Startup Legal Infrastructure

Legal infrastructure, protection and strategies are critical to an early stage company. I have seen great companies get decimated because of legal issues, and mediocre companies survive due to strong legal infrastructure. In this section we will summarize some legal strategies to help you build a great company. My best advice is to involve legal counsel early in your company’s formation. Do not skimp here as it could cost you later.


Whew. Now that we got that out of the way…let’s discuss the categories of legal strategies that you will need to address:

1. Company Formation

Whenever I work with early-stage companies, one of the first things to discuss or think about is the correct formation of the company. Think of your company like a building. A solid foundation means you have a chance at the building holding up over the years. Without putting in place the correct infrastructure, it doesn’t really matter what happens after that, as your building will fail sooner than later.

Most of the companies I deal with plan on raising equity capital. If you’re not looking for outside financing, and don’t foresee in the future when you will need money from other parties, you can keep company formation simple by using a sole proprietorship. However, in most cases, the companies I work with are not interested in staying small and growing organically, but rather raising equity or debt capital. So for these types of companies, in most cases, you will need to incorporate. For further review on which type of corporation to form and why, you can see the article on company structure here.

2. Stock Option Plans

Assuming that you have the correct company structure, you may wish to raise equity capital.  To do this, you’re going to need legal help.  Definitely do not try to do this without strong legal counsel as raising capital is a very precise and potentially litigious exercise.  A good corporate  or securities attorney will provide all of the documents you need in order to bring in outside capital, and also form an employee stock option pool.  My experience has shown that if you have your paperwork in order, and your legal counsel represents you well, investors gain comfort as they see some risk reduction.  If you need referrals to solid startup legal counsel, please contact us.

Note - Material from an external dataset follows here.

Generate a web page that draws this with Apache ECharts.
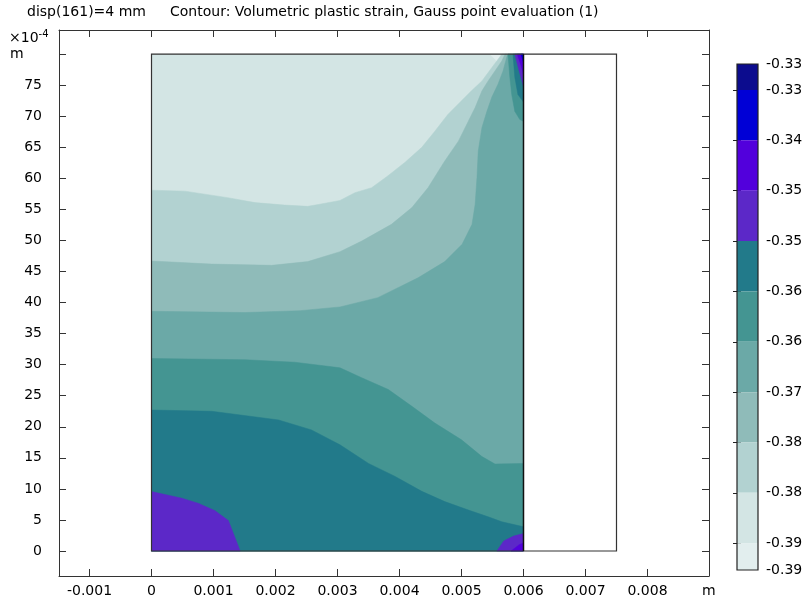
<!DOCTYPE html>
<html>
<head>
<meta charset="utf-8">
<script src="https://cdn.jsdelivr.net/npm/echarts@6/dist/echarts.min.js"></script>
<style>
  html, body { margin: 0; background: #fff; }
  #chart { width: 809px; height: 604px; }
</style>
</head>
<body>
<div id="chart"></div>
<script>
// colour bar: contour levels, top (max) to bottom (min)
const barMax = -0.3298
const barMin = -0.3921
const levels = [-0.333, -0.3392, -0.3454, -0.3516, -0.3578, -0.364, -0.3702, -0.3764, -0.3826, -0.3888]
const bandColors = ['#0c0c8e', '#0000d6', '#5200dc', '#5c28c8', '#227a8a', '#449592',
                    '#6ba9a7', '#8fbbb9', '#b2d2d1', '#d3e5e4', '#e2eeee']

// axis ticks
const xTicks = [-0.001, 0, 0.001, 0.002, 0.003, 0.004, 0.005, 0.006, 0.007, 0.008, 0.009]
const yTicks = [0, 5, 10, 15, 20, 25, 30, 35, 40, 45, 50, 55, 60, 65, 70, 75, 80]

// geometry: x in mm, y in 1e-4 m
const domainW = 6
const fullW = 7.5
const domainH = 80

// contour lines, x in mm, y in 1e-4 m
const contourA = [[0,58.1],[0.54,57.95],[1.23,56.9],[1.67,56.1],[2.15,55.7],[2.52,55.5],[2.69,55.8],[3.04,56.45],[3.28,57.7],[3.55,58.5],[3.81,60.4],[4.09,62.6],[4.36,65.0],[4.57,67.6],[4.78,70.3],[5.0,72.5],[5.16,74.1],[5.33,75.7],[5.49,77.85],[5.59,79.2],[5.65,80]]
const contourB = [[0,46.7],[0.97,46.2],[1.94,46.0],[2.52,46.6],[3.04,48.2],[3.39,49.9],[3.87,52.6],[4.2,55.3],[4.46,58.5],[4.73,62.8],[4.95,66.0],[5.11,69.2],[5.22,71.4],[5.33,74.1],[5.43,75.7],[5.54,77.3],[5.65,78.9],[5.7,80]]
const contourC = [[0,38.6],[1.51,38.4],[2.4,38.7],[3.04,39.3],[3.65,40.8],[4.3,44.0],[4.73,46.6],[5.01,49.4],[5.17,52.6],[5.22,55.8],[5.25,60.2],[5.27,64.4],[5.33,68.2],[5.41,70.8],[5.49,73.1],[5.59,75.2],[5.67,77.3],[5.73,79.5],[5.75,80]]
const contourD = [[0,31.0],[1.51,30.8],[2.31,30.4],[3.04,29.5],[3.39,27.9],[3.82,26.0],[4.2,23.3],[4.57,20.6],[5.0,17.9],[5.33,15.2],[5.54,14.0],[6,14.1]]
const contourE = [[0,22.7],[0.97,22.5],[2.05,21.1],[2.58,19.5],[3.04,17.1],[3.5,14.1],[3.93,12.0],[4.36,9.6],[4.73,7.95],[5.11,6.6],[5.43,5.5],[5.65,4.7],[6,3.9]]
const purpleLeft = [[0,9.56],[0.49,8.5],[0.75,7.7],[1.02,6.5],[1.24,4.9],[1.43,0]]
const purpleRight = [[5.57,0],[5.68,1.6],[5.84,2.4],[6,2.8]]
const violetRight = [[5.8,0],[5.93,1.0],[6,1.3]]
const stripTeal = [[5.75,80],[5.78,76.3],[5.81,73.5],[5.86,70.8],[5.94,69.5],[6,69.2]]
const stripDark = [[5.83,80],[5.86,76.3],[5.91,73.5],[6,72.3]]
const stripPurple = [[5.86,80],[5.93,77.3],[6,74.8]]
const stripViolet = [[5.9,80],[5.96,78.2],[6,76.8]]
const stripBlue = [[5.96,80],[6,78.6]]
const lightSpot = [[5.46,80],[5.65,80],[5.59,78.7]]

const toBottomRight = pts => pts.concat([[domainW, domainH], [domainW, 0], [0, 0]])
const toBottom = pts => pts.concat([[domainW, 0], [0, 0]])

// painted in order, lightest first; [band index, outline]
const regions = [
  [9, [[0, 0], [domainW, 0], [domainW, domainH], [0, domainH]]],
  [10, lightSpot],
  [8, toBottomRight(contourA)],
  [7, toBottomRight(contourB)],
  [6, toBottomRight(contourC)],
  [5, toBottom(contourD)],
  [5, stripTeal.concat([[domainW, domainH]])],
  [4, toBottom(contourE)],
  [4, stripDark.concat([[domainW, domainH]])],
  [3, purpleLeft.concat([[0, 0]])],
  [3, purpleRight.concat([[domainW, 0]])],
  [3, stripPurple.concat([[domainW, domainH]])],
  [2, violetRight.concat([[domainW, 0]])],
  [2, stripViolet.concat([[domainW, domainH]])],
  [1, stripBlue.concat([[domainW, domainH]])]
]

const font = 'DejaVu Sans'
const fontSize = 14
const myChart = echarts.init(document.getElementById('chart'))

const frameLine = { show: true, onZero: false, lineStyle: { color: '#333', width: 1 } }
const plainText = { fontFamily: font, fontSize: fontSize, fontWeight: 'normal', color: '#000' }

const option = {
  animation: false,
  title: [
    { text: 'disp(161)=4 mm', left: 27, top: 5, padding: 0, textStyle: plainText },
    { text: 'Contour: Volumetric plastic strain, Gauss point evaluation (1)', left: 170, top: 5, padding: 0,
      textStyle: plainText }
  ],
  grid: [
    { left: 59, top: 30, width: 650, height: 546 },
    { left: 737, top: 64, width: 21, height: 506 }
  ],
  xAxis: [
    {
      type: 'value', gridIndex: 0, position: 'bottom', min: -0.001492, max: 0.008992,
      axisLine: frameLine, splitLine: { show: false },
      axisTick: { inside: true, length: 7, customValues: xTicks, lineStyle: { color: '#333' } },
      axisLabel: {
        customValues: xTicks.slice(0, -1), margin: 8, color: '#000', fontFamily: font, fontSize: fontSize
      }
    },
    {
      type: 'value', gridIndex: 0, position: 'top', min: -0.001492, max: 0.008992,
      axisLine: frameLine, splitLine: { show: false }, axisLabel: { show: false },
      axisTick: { inside: true, length: 7, customValues: xTicks, lineStyle: { color: '#333' } }
    },
    { type: 'value', gridIndex: 1, min: 0, max: 1, show: false }
  ],
  yAxis: [
    {
      type: 'value', gridIndex: 0, position: 'left', min: -4.03, max: 83.9,
      axisLine: frameLine, splitLine: { show: false },
      axisTick: { inside: true, length: 7, customValues: yTicks, lineStyle: { color: '#333' } },
      axisLabel: {
        customValues: yTicks.slice(0, -1), margin: 17, color: '#000', fontFamily: font, fontSize: fontSize
      }
    },
    {
      type: 'value', gridIndex: 0, position: 'right', min: -4.03, max: 83.9,
      axisLine: frameLine, splitLine: { show: false }, axisLabel: { show: false },
      axisTick: { inside: true, length: 7, customValues: yTicks, lineStyle: { color: '#333' } }
    },
    {
      type: 'value', gridIndex: 1, position: 'right', min: barMin, max: barMax,
      axisLine: { show: false }, splitLine: { show: false },
      axisTick: { inside: true, length: 4, customValues: levels, lineStyle: { color: '#222' } },
      axisLabel: {
        customValues: [barMax].concat(levels, [barMin]), margin: 8, color: '#000',
        fontFamily: font, fontSize: fontSize, formatter: v => v.toFixed(2)
      }
    },
    {
      type: 'value', gridIndex: 1, position: 'left', min: barMin, max: barMax,
      axisLine: { show: false }, splitLine: { show: false }, axisLabel: { show: false },
      axisTick: { inside: true, length: 4, customValues: levels, lineStyle: { color: '#222' } }
    }
  ],
  graphic: [
    {
      type: 'text', left: 9, top: 29,
      style: {
        text: '{a|×10}{b|-4}',
        rich: {
          a: { fontFamily: font, fontSize: fontSize, fill: '#000' },
          b: { fontFamily: font, fontSize: 10, fill: '#000', verticalAlign: 'top', padding: [0, 0, 8, 0] }
        }
      }
    },
    { type: 'text', left: 10, top: 47, style: { text: 'm', font: '14px "DejaVu Sans"', fill: '#000' } },
    { type: 'text', left: 702, top: 584, style: { text: 'm', font: '14px "DejaVu Sans"', fill: '#000' } }
  ],
  series: [
    {
      // contour bands
      type: 'custom', xAxisIndex: 0, yAxisIndex: 0, silent: true,
      data: regions.map((r, i) => [i, r[0]]),
      renderItem: (params, api) => {
        const r = regions[params.dataIndex]
        return {
          type: 'polygon',
          shape: { points: r[1].map(p => api.coord([p[0] / 1000, p[1]])), smooth: 0 },
          style: { fill: bandColors[r[0]], stroke: bandColors[r[0]], lineWidth: 0.5 }
        }
      }
    },
    {
      // geometry outline
      type: 'custom', xAxisIndex: 0, yAxisIndex: 0, silent: true,
      data: [[0]],
      renderItem: (params, api) => {
        const c = p => api.coord([p[0] / 1000, p[1]])
        const a = c([domainW, 0])
        const b = c([domainW, domainH])
        return {
          type: 'group',
          children: [
            { type: 'polygon', shape: { points: [[0, 0], [fullW, 0], [fullW, domainH], [0, domainH]].map(c) },
              style: { fill: null, stroke: '#333', lineWidth: 1.2 } },
            { type: 'line', shape: { x1: a[0], y1: a[1], x2: b[0], y2: b[1] },
              style: { stroke: '#111', lineWidth: 1.5 } }
          ]
        }
      }
    },
    {
      // colour bar bands
      type: 'custom', xAxisIndex: 2, yAxisIndex: 2, silent: true,
      data: bandColors.map((c, i) => [i]),
      renderItem: (params, api) => {
        const i = params.dataIndex
        const top = i === 0 ? barMax : levels[i - 1]
        const bottom = i === levels.length ? barMin : levels[i]
        const p0 = api.coord([0, top])
        const p1 = api.coord([1, bottom])
        return {
          type: 'rect',
          shape: { x: p0[0], y: p0[1], width: p1[0] - p0[0], height: p1[1] - p0[1] },
          style: { fill: bandColors[i] }
        }
      }
    },
    {
      // colour bar frame
      type: 'custom', xAxisIndex: 2, yAxisIndex: 2, silent: true, z: 3,
      data: [[0]],
      renderItem: (params, api) => {
        const p0 = api.coord([0, barMax])
        const p1 = api.coord([1, barMin])
        return {
          type: 'rect',
          shape: { x: p0[0], y: p0[1], width: p1[0] - p0[0], height: p1[1] - p0[1] },
          style: { fill: null, stroke: '#222', lineWidth: 1.2 }
        }
      }
    }
  ]
}

myChart.setOption(option)
</script>
</body>
</html>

3. Investor Packets and Term Sheets

Here is a sample list of documents that you will need in order to raise private capital:

  • Term Sheet
  • Private Placement Memorandum
  • Preferred of Common Stock Subscription Agreement
  • Certificate of Incorporation
  • Shareholder’s or Investors’ Rights Agreement
  • Right of First Refusal and Co-Sale Agreement
  • Signature Page Packet
  • More (good legal counsel will prescribe the correct documents for your situation)

4. Intellectual Property

Intellectual property refers to assets owned by your company which may or may not be able to be protected. It’s easier to raise capital, and generally more valuable if you are able to file a patent on your intellectual property.

Some entrepreneurs believe that getting to market first is enough, and depending upon your business, that could be true. However, if you have valuable inventions, you need to find a patent attorney who can research to make sure that your filings do not violate other patents, and that you submit prior art. In addition, once you know that you are clear to file, a patent attorney will take care of ensuring the patent process starts. There are tons of articles on how to file patents and steps along the way, but I found it’s just easier to discuss your intellectual property with a good patent attorney. IP is not a do-it-yourself exercise.

5. Ongoing Corporate Legal Strategies

Having solid legal counsel by your side will make your life a lot easier throughout your journey as a startup company, It’s always good to have a strong relationship with  legal counsel who can give you guidance on various corporate issues.  Once your business gets large enough, you might even higher inside counsel, depending upon how much legal work, you face on a monthly basis.  Consider your legal counsel to be part of your team whether inside or outside of your company.

6. Mergers and Acquisitions and IPO’s 

For more information on going public – click here.

Hopefully there will come a time with your business that you will engage exit strategy opportunities. Whether it’s companies that want to buy/merge with your organization, or you are considering an initial public offering a reverse merger, you will need legal counsel throughout the process. I have found that solid legal counsel will protect you from issues, but more importantly should help to keep negotiations or plans on track.

Also remember that your legal counsel works for you. That means that you can override their decisions, if you choose to. Good legal counsel is there to help you assess risks, but I have also found that sometimes they are so risk-averse that they scare you out of taking reasonable steps. You need to evaluate every piece of advice your legal counsel provides and determine what you would really like to do. Generally with any contract or agreement, my rule is that legal counsel reviews all of the legal verbiage and I take responsibility for all business and financial aspects of the agreement. This way, lawyers help with their area of expertise, legally, but you as the entrepreneur and business person (along with your advisers and board of directors) need to take responsibility for financial aspects of the agreement. Most attorneys are not entrepreneurs by nature, nor have most of them operated divisions or companies on a P&L basis. So be sure to listen, but make your own decisions regarding finance and business.